>>>

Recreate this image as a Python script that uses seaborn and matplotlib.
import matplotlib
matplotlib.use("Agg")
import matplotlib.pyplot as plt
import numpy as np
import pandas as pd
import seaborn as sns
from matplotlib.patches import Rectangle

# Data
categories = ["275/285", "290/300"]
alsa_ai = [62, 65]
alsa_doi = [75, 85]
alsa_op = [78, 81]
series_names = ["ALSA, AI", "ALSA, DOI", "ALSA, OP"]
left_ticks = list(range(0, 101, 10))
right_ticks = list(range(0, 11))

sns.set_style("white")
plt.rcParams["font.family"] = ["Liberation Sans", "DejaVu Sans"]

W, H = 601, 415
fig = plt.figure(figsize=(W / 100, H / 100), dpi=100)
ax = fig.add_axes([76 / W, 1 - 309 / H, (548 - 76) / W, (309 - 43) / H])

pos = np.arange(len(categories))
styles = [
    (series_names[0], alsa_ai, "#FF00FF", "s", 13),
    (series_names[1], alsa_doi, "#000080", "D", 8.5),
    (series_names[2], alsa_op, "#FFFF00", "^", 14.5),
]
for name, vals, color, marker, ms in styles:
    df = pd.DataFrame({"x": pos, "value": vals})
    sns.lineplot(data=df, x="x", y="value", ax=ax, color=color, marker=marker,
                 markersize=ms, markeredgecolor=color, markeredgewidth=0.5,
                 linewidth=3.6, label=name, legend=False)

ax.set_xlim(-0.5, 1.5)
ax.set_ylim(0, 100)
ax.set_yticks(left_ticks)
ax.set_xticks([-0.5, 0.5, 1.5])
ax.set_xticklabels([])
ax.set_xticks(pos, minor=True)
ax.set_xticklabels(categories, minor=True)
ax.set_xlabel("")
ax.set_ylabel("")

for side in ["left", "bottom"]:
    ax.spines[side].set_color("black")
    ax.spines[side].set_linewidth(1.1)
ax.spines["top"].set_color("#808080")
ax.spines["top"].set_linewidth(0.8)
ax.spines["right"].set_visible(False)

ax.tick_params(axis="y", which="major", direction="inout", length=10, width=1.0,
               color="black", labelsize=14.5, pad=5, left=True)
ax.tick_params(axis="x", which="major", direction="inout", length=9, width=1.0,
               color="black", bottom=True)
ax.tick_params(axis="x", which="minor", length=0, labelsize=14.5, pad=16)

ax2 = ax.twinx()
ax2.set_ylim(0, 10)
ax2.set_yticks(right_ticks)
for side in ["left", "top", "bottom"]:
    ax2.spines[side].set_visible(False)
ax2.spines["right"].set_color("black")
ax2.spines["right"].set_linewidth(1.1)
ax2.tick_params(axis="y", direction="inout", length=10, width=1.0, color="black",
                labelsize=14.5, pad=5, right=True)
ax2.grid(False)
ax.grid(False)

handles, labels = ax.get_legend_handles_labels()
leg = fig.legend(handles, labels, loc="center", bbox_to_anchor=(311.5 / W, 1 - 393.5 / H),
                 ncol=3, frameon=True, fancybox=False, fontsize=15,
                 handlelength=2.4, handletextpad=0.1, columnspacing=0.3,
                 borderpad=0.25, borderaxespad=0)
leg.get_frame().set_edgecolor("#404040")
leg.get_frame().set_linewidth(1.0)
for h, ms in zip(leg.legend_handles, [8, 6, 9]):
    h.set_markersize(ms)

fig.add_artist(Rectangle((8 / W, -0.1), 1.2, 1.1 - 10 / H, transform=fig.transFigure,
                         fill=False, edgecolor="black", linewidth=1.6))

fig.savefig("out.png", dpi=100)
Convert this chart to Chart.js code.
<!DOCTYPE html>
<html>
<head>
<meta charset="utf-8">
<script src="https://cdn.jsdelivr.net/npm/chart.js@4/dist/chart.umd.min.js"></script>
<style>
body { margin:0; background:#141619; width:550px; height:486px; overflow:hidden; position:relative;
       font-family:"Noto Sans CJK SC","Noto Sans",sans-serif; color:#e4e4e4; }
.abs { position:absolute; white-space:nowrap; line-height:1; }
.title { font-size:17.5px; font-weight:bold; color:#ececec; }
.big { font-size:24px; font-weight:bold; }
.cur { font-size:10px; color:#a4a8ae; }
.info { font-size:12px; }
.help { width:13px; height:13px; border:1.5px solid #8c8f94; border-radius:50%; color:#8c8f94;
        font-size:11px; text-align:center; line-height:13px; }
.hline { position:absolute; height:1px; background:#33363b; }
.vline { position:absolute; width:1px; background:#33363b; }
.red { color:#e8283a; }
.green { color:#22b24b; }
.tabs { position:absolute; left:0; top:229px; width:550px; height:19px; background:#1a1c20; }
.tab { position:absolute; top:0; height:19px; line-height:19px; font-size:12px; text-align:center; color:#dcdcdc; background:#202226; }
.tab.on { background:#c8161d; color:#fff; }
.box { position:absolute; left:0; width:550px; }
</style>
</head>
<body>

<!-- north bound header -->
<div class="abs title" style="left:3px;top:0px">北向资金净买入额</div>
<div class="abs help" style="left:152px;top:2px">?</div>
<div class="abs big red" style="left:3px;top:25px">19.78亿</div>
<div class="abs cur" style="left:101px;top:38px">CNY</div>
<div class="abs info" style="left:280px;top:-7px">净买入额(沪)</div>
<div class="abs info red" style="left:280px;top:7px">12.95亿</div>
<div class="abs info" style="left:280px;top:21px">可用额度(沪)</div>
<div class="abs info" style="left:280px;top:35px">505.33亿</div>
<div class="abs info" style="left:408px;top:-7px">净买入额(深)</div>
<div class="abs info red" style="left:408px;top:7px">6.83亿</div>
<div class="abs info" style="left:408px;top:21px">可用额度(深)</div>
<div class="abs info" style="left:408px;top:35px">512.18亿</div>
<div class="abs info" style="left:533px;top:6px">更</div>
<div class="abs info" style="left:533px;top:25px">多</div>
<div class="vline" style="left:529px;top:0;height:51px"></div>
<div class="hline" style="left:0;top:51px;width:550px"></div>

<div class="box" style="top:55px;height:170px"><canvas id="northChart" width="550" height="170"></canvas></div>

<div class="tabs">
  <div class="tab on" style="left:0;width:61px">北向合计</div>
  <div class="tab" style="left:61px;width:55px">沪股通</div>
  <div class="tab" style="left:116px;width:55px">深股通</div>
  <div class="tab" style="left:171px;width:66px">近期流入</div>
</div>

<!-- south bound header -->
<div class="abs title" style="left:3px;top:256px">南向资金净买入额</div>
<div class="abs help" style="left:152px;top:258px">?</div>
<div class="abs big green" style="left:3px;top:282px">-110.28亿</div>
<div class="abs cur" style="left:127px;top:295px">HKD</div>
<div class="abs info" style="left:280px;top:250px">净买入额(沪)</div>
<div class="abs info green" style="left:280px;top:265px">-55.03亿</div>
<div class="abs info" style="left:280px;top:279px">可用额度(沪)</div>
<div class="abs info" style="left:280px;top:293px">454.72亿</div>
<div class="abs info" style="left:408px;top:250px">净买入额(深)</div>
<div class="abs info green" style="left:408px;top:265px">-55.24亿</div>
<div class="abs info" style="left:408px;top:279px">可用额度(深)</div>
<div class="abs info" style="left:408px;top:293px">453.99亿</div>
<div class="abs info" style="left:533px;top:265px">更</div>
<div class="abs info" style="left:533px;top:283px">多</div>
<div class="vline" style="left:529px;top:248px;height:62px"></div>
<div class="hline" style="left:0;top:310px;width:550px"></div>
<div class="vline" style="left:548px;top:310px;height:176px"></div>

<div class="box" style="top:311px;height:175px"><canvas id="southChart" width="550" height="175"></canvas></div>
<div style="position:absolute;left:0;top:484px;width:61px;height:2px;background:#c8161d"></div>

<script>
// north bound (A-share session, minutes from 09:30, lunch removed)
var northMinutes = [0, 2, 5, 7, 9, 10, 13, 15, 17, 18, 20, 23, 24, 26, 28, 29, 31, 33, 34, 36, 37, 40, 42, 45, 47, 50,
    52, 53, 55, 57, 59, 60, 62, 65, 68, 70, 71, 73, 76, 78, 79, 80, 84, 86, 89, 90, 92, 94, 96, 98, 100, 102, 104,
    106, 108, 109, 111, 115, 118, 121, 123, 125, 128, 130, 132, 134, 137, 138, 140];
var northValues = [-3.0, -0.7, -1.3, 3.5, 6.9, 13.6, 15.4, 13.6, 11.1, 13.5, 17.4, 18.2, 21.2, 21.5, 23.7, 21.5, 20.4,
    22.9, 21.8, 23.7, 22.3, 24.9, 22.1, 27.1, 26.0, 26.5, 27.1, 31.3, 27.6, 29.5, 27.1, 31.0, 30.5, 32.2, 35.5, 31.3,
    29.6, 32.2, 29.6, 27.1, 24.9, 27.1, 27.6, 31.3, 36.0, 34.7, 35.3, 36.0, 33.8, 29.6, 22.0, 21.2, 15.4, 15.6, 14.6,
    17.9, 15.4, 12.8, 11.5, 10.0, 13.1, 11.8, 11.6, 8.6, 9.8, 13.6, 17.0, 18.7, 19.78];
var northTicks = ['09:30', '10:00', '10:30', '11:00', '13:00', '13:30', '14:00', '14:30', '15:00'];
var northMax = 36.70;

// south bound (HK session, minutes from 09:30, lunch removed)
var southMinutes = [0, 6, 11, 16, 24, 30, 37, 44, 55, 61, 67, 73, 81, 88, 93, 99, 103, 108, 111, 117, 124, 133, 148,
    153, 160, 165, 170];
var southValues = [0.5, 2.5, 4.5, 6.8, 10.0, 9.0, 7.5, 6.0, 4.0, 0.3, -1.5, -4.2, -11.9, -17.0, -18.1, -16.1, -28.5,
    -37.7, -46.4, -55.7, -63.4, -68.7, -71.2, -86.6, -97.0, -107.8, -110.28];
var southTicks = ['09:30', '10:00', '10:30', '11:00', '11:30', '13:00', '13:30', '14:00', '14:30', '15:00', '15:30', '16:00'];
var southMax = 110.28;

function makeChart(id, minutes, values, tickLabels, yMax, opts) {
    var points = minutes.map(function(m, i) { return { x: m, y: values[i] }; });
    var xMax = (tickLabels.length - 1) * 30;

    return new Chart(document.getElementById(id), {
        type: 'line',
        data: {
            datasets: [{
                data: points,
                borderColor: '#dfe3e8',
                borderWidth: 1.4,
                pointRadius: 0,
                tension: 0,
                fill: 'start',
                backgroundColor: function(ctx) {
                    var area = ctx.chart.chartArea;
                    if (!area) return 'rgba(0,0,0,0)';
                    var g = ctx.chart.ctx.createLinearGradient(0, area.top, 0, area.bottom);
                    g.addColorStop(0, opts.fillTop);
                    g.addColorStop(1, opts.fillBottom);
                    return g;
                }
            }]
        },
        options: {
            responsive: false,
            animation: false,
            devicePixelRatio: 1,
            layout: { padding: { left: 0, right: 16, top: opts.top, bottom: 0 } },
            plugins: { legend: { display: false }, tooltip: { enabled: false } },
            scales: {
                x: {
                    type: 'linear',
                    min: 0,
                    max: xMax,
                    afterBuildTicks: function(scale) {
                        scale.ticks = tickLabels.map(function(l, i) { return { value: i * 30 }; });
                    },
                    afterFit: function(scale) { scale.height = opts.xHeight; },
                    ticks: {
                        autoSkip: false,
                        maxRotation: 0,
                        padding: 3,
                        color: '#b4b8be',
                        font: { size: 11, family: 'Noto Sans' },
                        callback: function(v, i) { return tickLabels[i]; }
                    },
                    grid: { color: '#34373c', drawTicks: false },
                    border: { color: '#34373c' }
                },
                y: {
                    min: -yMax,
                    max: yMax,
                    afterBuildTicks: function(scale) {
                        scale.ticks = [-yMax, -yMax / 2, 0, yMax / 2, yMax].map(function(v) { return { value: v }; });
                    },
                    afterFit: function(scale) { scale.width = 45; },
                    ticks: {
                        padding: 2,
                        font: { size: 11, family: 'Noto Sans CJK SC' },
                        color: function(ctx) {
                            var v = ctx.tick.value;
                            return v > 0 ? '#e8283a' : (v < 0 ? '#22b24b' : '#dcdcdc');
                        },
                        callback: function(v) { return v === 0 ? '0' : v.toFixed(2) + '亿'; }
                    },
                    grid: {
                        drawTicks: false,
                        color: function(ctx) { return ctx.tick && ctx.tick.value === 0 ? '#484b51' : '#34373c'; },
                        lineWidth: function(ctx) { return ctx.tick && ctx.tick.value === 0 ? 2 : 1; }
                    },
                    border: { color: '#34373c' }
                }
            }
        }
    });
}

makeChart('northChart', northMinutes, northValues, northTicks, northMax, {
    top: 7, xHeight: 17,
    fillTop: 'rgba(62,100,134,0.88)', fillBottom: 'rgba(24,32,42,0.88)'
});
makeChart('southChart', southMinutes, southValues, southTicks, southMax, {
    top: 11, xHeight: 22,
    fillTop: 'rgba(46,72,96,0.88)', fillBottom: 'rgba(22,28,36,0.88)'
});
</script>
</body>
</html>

<<<

• _DIRECTION_
Starting at the top of the data above, repeat every line exactly until the line containing "right_ticks = list(range(0, 11))" has been given, then stop.

• _REPLY_
Recreate this image as a Python script that uses seaborn and matplotlib.
import matplotlib
matplotlib.use("Agg")
import matplotlib.pyplot as plt
import numpy as np
import pandas as pd
import seaborn as sns
from matplotlib.patches import Rectangle

# Data
categories = ["275/285", "290/300"]
alsa_ai = [62, 65]
alsa_doi = [75, 85]
alsa_op = [78, 81]
series_names = ["ALSA, AI", "ALSA, DOI", "ALSA, OP"]
left_ticks = list(range(0, 101, 10))
right_ticks = list(range(0, 11))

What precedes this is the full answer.